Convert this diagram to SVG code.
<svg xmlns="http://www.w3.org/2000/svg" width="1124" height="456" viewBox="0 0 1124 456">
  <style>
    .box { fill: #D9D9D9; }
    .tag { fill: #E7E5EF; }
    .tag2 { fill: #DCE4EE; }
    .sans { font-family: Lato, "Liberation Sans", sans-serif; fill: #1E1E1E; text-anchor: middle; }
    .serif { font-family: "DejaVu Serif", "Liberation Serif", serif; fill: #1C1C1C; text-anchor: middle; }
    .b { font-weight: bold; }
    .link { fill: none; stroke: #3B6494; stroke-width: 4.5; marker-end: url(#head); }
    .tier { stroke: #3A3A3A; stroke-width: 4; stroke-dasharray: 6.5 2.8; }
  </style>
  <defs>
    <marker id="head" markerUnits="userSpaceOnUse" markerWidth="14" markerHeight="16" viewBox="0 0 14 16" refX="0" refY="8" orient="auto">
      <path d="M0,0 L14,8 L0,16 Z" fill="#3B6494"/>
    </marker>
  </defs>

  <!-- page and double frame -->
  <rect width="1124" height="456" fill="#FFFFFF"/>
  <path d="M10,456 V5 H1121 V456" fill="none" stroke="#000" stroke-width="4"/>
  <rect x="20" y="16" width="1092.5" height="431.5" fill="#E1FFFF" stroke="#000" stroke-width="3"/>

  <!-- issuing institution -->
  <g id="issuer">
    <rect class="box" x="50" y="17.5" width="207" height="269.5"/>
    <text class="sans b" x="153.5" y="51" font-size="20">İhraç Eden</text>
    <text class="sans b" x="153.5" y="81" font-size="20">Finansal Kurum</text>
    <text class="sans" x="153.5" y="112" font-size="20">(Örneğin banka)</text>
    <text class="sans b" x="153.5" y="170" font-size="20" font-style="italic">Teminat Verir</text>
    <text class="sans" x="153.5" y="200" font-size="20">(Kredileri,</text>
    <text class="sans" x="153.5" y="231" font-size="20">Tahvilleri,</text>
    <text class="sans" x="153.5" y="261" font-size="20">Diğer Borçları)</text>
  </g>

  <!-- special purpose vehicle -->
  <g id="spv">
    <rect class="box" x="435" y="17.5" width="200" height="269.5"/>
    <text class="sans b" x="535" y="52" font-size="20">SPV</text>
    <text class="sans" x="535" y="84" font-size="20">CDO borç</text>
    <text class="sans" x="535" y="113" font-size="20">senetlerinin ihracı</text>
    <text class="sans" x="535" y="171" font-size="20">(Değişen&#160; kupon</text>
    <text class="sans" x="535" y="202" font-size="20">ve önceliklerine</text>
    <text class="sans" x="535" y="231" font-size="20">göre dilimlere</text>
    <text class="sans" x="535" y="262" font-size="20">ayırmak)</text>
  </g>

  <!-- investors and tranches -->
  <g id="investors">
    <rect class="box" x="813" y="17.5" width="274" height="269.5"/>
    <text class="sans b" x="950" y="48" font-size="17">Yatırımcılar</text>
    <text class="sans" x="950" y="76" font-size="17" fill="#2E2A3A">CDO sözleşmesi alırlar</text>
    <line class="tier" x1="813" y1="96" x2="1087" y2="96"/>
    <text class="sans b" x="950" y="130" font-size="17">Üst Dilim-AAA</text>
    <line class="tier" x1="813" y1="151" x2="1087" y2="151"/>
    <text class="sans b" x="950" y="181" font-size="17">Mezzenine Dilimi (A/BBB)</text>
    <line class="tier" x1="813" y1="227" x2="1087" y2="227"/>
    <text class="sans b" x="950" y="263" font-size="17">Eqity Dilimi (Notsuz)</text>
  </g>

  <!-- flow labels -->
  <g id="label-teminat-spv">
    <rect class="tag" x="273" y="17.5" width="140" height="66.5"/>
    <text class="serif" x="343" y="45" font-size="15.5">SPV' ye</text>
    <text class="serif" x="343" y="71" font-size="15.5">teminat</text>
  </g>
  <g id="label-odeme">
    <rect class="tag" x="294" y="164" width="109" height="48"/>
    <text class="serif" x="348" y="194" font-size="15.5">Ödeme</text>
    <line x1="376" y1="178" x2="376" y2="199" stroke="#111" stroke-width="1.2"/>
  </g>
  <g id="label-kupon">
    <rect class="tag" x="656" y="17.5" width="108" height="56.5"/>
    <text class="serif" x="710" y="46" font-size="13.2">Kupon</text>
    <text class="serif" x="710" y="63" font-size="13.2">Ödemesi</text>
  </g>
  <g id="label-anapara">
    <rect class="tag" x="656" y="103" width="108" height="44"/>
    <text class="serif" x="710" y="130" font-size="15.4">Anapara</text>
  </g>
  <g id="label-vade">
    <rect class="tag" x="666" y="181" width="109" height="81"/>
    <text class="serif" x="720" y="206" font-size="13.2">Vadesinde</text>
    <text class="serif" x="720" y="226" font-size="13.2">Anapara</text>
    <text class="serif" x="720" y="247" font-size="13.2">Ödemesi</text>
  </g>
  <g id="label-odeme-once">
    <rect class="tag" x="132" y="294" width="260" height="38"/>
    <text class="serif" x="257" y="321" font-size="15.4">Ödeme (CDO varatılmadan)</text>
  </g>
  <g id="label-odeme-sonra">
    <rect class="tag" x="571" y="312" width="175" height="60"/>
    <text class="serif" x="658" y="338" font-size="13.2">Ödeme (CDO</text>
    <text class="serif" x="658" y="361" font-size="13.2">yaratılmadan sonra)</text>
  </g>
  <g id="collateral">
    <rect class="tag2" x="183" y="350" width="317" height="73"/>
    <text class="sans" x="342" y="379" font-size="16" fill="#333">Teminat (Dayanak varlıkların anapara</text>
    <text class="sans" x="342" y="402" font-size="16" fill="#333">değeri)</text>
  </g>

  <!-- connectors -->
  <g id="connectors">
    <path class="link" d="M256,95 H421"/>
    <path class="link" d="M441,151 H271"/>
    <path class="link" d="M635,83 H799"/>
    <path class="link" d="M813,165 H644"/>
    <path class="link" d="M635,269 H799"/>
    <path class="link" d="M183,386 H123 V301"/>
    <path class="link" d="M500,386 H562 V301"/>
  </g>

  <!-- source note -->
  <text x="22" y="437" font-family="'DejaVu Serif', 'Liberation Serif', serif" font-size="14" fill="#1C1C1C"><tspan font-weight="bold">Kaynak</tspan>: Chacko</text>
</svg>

> Directions:
Copy every line exactly. Leave nothing out.

> Answer in full:
Convert this diagram to SVG code.
<svg xmlns="http://www.w3.org/2000/svg" width="1124" height="456" viewBox="0 0 1124 456">
  <style>
    .box { fill: #D9D9D9; }
    .tag { fill: #E7E5EF; }
    .tag2 { fill: #DCE4EE; }
    .sans { font-family: Lato, "Liberation Sans", sans-serif; fill: #1E1E1E; text-anchor: middle; }
    .serif { font-family: "DejaVu Serif", "Liberation Serif", serif; fill: #1C1C1C; text-anchor: middle; }
    .b { font-weight: bold; }
    .link { fill: none; stroke: #3B6494; stroke-width: 4.5; marker-end: url(#head); }
    .tier { stroke: #3A3A3A; stroke-width: 4; stroke-dasharray: 6.5 2.8; }
  </style>
  <defs>
    <marker id="head" markerUnits="userSpaceOnUse" markerWidth="14" markerHeight="16" viewBox="0 0 14 16" refX="0" refY="8" orient="auto">
      <path d="M0,0 L14,8 L0,16 Z" fill="#3B6494"/>
    </marker>
  </defs>

  <!-- page and double frame -->
  <rect width="1124" height="456" fill="#FFFFFF"/>
  <path d="M10,456 V5 H1121 V456" fill="none" stroke="#000" stroke-width="4"/>
  <rect x="20" y="16" width="1092.5" height="431.5" fill="#E1FFFF" stroke="#000" stroke-width="3"/>

  <!-- issuing institution -->
  <g id="issuer">
    <rect class="box" x="50" y="17.5" width="207" height="269.5"/>
    <text class="sans b" x="153.5" y="51" font-size="20">İhraç Eden</text>
    <text class="sans b" x="153.5" y="81" font-size="20">Finansal Kurum</text>
    <text class="sans" x="153.5" y="112" font-size="20">(Örneğin banka)</text>
    <text class="sans b" x="153.5" y="170" font-size="20" font-style="italic">Teminat Verir</text>
    <text class="sans" x="153.5" y="200" font-size="20">(Kredileri,</text>
    <text class="sans" x="153.5" y="231" font-size="20">Tahvilleri,</text>
    <text class="sans" x="153.5" y="261" font-size="20">Diğer Borçları)</text>
  </g>

  <!-- special purpose vehicle -->
  <g id="spv">
    <rect class="box" x="435" y="17.5" width="200" height="269.5"/>
    <text class="sans b" x="535" y="52" font-size="20">SPV</text>
    <text class="sans" x="535" y="84" font-size="20">CDO borç</text>
    <text class="sans" x="535" y="113" font-size="20">senetlerinin ihracı</text>
    <text class="sans" x="535" y="171" font-size="20">(Değişen&#160; kupon</text>
    <text class="sans" x="535" y="202" font-size="20">ve önceliklerine</text>
    <text class="sans" x="535" y="231" font-size="20">göre dilimlere</text>
    <text class="sans" x="535" y="262" font-size="20">ayırmak)</text>
  </g>

  <!-- investors and tranches -->
  <g id="investors">
    <rect class="box" x="813" y="17.5" width="274" height="269.5"/>
    <text class="sans b" x="950" y="48" font-size="17">Yatırımcılar</text>
    <text class="sans" x="950" y="76" font-size="17" fill="#2E2A3A">CDO sözleşmesi alırlar</text>
    <line class="tier" x1="813" y1="96" x2="1087" y2="96"/>
    <text class="sans b" x="950" y="130" font-size="17">Üst Dilim-AAA</text>
    <line class="tier" x1="813" y1="151" x2="1087" y2="151"/>
    <text class="sans b" x="950" y="181" font-size="17">Mezzenine Dilimi (A/BBB)</text>
    <line class="tier" x1="813" y1="227" x2="1087" y2="227"/>
    <text class="sans b" x="950" y="263" font-size="17">Eqity Dilimi (Notsuz)</text>
  </g>

  <!-- flow labels -->
  <g id="label-teminat-spv">
    <rect class="tag" x="273" y="17.5" width="140" height="66.5"/>
    <text class="serif" x="343" y="45" font-size="15.5">SPV' ye</text>
    <text class="serif" x="343" y="71" font-size="15.5">teminat</text>
  </g>
  <g id="label-odeme">
    <rect class="tag" x="294" y="164" width="109" height="48"/>
    <text class="serif" x="348" y="194" font-size="15.5">Ödeme</text>
    <line x1="376" y1="178" x2="376" y2="199" stroke="#111" stroke-width="1.2"/>
  </g>
  <g id="label-kupon">
    <rect class="tag" x="656" y="17.5" width="108" height="56.5"/>
    <text class="serif" x="710" y="46" font-size="13.2">Kupon</text>
    <text class="serif" x="710" y="63" font-size="13.2">Ödemesi</text>
  </g>
  <g id="label-anapara">
    <rect class="tag" x="656" y="103" width="108" height="44"/>
    <text class="serif" x="710" y="130" font-size="15.4">Anapara</text>
  </g>
  <g id="label-vade">
    <rect class="tag" x="666" y="181" width="109" height="81"/>
    <text class="serif" x="720" y="206" font-size="13.2">Vadesinde</text>
    <text class="serif" x="720" y="226" font-size="13.2">Anapara</text>
    <text class="serif" x="720" y="247" font-size="13.2">Ödemesi</text>
  </g>
  <g id="label-odeme-once">
    <rect class="tag" x="132" y="294" width="260" height="38"/>
    <text class="serif" x="257" y="321" font-size="15.4">Ödeme (CDO varatılmadan)</text>
  </g>
  <g id="label-odeme-sonra">
    <rect class="tag" x="571" y="312" width="175" height="60"/>
    <text class="serif" x="658" y="338" font-size="13.2">Ödeme (CDO</text>
    <text class="serif" x="658" y="361" font-size="13.2">yaratılmadan sonra)</text>
  </g>
  <g id="collateral">
    <rect class="tag2" x="183" y="350" width="317" height="73"/>
    <text class="sans" x="342" y="379" font-size="16" fill="#333">Teminat (Dayanak varlıkların anapara</text>
    <text class="sans" x="342" y="402" font-size="16" fill="#333">değeri)</text>
  </g>

  <!-- connectors -->
  <g id="connectors">
    <path class="link" d="M256,95 H421"/>
    <path class="link" d="M441,151 H271"/>
    <path class="link" d="M635,83 H799"/>
    <path class="link" d="M813,165 H644"/>
    <path class="link" d="M635,269 H799"/>
    <path class="link" d="M183,386 H123 V301"/>
    <path class="link" d="M500,386 H562 V301"/>
  </g>

  <!-- source note -->
  <text x="22" y="437" font-family="'DejaVu Serif', 'Liberation Serif', serif" font-size="14" fill="#1C1C1C"><tspan font-weight="bold">Kaynak</tspan>: Chacko</text>
</svg>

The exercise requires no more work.